Society in Hardware is obsessed with population
control and why not? Who would want to bring up children after World War III?
Inhabitable space is of a premium after most of the world has been reduced to a
derelict wasteland. For such a small budget, Stanley does an excellent job of
creating a tangible world with its own distinctive lived-in look and feel.

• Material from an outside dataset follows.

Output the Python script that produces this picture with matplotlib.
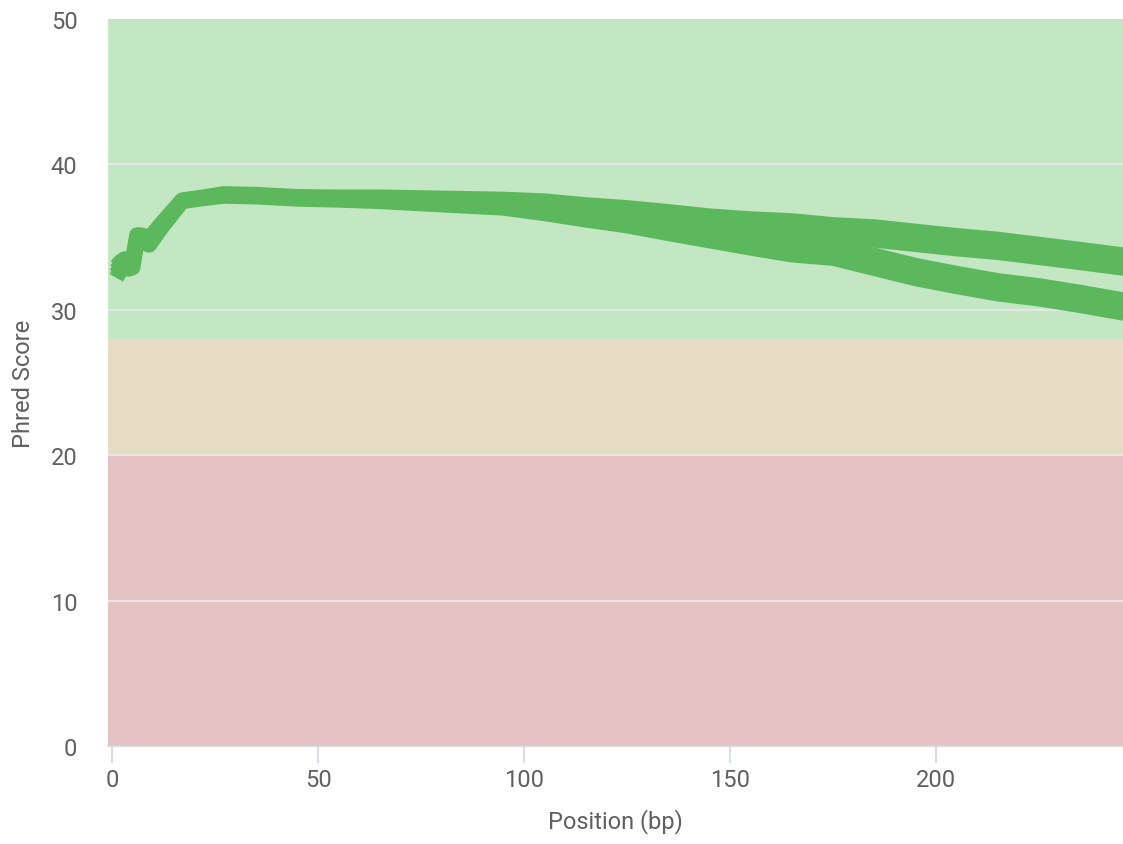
import matplotlib.pyplot as plt

plt.rcParams['font.family'] = ['Roboto', 'DejaVu Sans']

# positions (bp) and mean phred score per sample
position = [1, 2, 3, 4, 5, 6, 7, 8, 9, 12, 17, 22, 27, 35, 45, 55, 65, 75, 85, 95,
            105, 115, 125, 135, 145, 155, 165, 175, 185, 195, 205, 215, 225, 235, 246]

sample_u1 = [33.0, 33.3, 33.5, 33.4, 33.5, 35.15, 35.15, 35.05, 34.95, 35.95, 37.55, 37.75, 37.98,
             37.93, 37.78, 37.75, 37.75, 37.7, 37.65, 37.6, 37.48, 37.22, 37.02, 36.75, 36.45,
             36.25, 36.12, 35.85, 35.7, 35.4, 35.1, 34.85, 34.5, 34.15, 33.75]
sample_u2 = [32.73, 33.1, 33.3, 33.2, 33.3, 34.98, 34.98, 34.88, 34.78, 35.85, 37.52, 37.72, 37.93,
             37.88, 37.73, 37.68, 37.65, 37.57, 37.48, 37.4, 37.19, 36.88, 36.61, 36.25, 35.88,
             35.58, 35.34, 35.05, 34.8, 34.5, 34.2, 33.95, 33.6, 33.25, 32.85]
sample_l1 = [32.47, 32.9, 33.1, 33.0, 33.1, 34.82, 34.82, 34.72, 34.62, 35.75, 37.48, 37.68, 37.87,
             37.82, 37.67, 37.62, 37.55, 37.43, 37.32, 37.2, 36.91, 36.52, 36.19, 35.75, 35.32,
             34.92, 34.56, 34.25, 33.75, 33.05, 32.5, 32.0, 31.65, 31.2, 30.65]
sample_l2 = [32.2, 32.7, 32.9, 32.8, 32.9, 34.65, 34.65, 34.55, 34.45, 35.65, 37.45, 37.65, 37.82,
             37.77, 37.62, 37.55, 37.45, 37.3, 37.15, 37.0, 36.62, 36.18, 35.78, 35.25, 34.75,
             34.25, 33.78, 33.55, 32.85, 32.15, 31.6, 31.1, 30.75, 30.3, 29.75]

samples = [sample_u1, sample_u2, sample_l1, sample_l2]

fig = plt.figure(figsize=(11.23, 8.45), dpi=100)
ax = fig.add_axes([0.0962, 0.116, 0.9038, 0.8603])

# quality zones
ax.axhspan(28, 50, color='#c3e6c3', lw=0, zorder=0)
ax.axhspan(20, 28, color='#e6dcc3', lw=0, zorder=0)
ax.axhspan(0, 20, color='#e6c3c3', lw=0, zorder=0)

for y in [10, 20, 30, 40]:
    ax.axhline(y, color='#e6e6e6', lw=1.5, zorder=1)

for s in samples:
    ax.plot(position, s, color='#5cb85c', lw=11, solid_joinstyle='round',
            solid_capstyle='butt', zorder=2)

ax.set_xlim(-1, 245.4)
ax.set_ylim(0, 50)
ax.set_yticks([0, 10, 20, 30, 40, 50])
ax.set_xticks([0, 50, 100, 150, 200])

for side in ['top', 'right', 'left']:
    ax.spines[side].set_visible(False)
ax.spines['bottom'].set_color('#ccd6eb')
ax.spines['bottom'].set_linewidth(1.2)

ax.tick_params(axis='y', length=0, pad=22, labelsize=17, labelcolor='#606060')
ax.tick_params(axis='x', length=12, width=1.2, color='#ccd6eb', pad=4,
               labelsize=17, labelcolor='#606060')

ax.set_xlabel('Position (bp)', fontsize=17, color='#606060', labelpad=12)
ax.set_ylabel('Phred Score', fontsize=17, color='#606060')
ax.yaxis.set_label_coords(-0.072, 0.5)

fig.savefig('out.png', dpi=100)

Hardware warns of being over-reliant on technology as the M.A.R.K. 13 traps
Jill in her apartment by taking control of the door locks, the phone and all of
the electrical systems putting her at a severe disadvantage. Science fiction
can often act as a warning – beware of what the future may bring or how the
abuses of technology could be our undoing. We are supposed to heed the warnings
of these fictional prophecies but we rarely do.
SOURCES
“Cult Director of Hardware Richard Stanley Interviewed.” The
Quietus. June 24, 2009.
Forsythe, Coco. “Richard
Stanley Interview: Dust Devil.” Future
Movies. June 22, 2009.
Jones, Alan. “Hardware: Filming High Concept on Low
Budget.” Cinefantastique. 1991.
McAllister, Matt. “Interview:
Richard Stanley.” Sci-Fi Bulletin. 2009.
Nutman, Philip. “On Robots
and Ratings.” Fangoria. 1990.
“Richard Stanley: Interview.”
Time Out London.
Vijn, Aro. “Richard Stanley,
I Presume? An Interview with the Director of Hardware.” Screen Anarchy. November 18, 2009.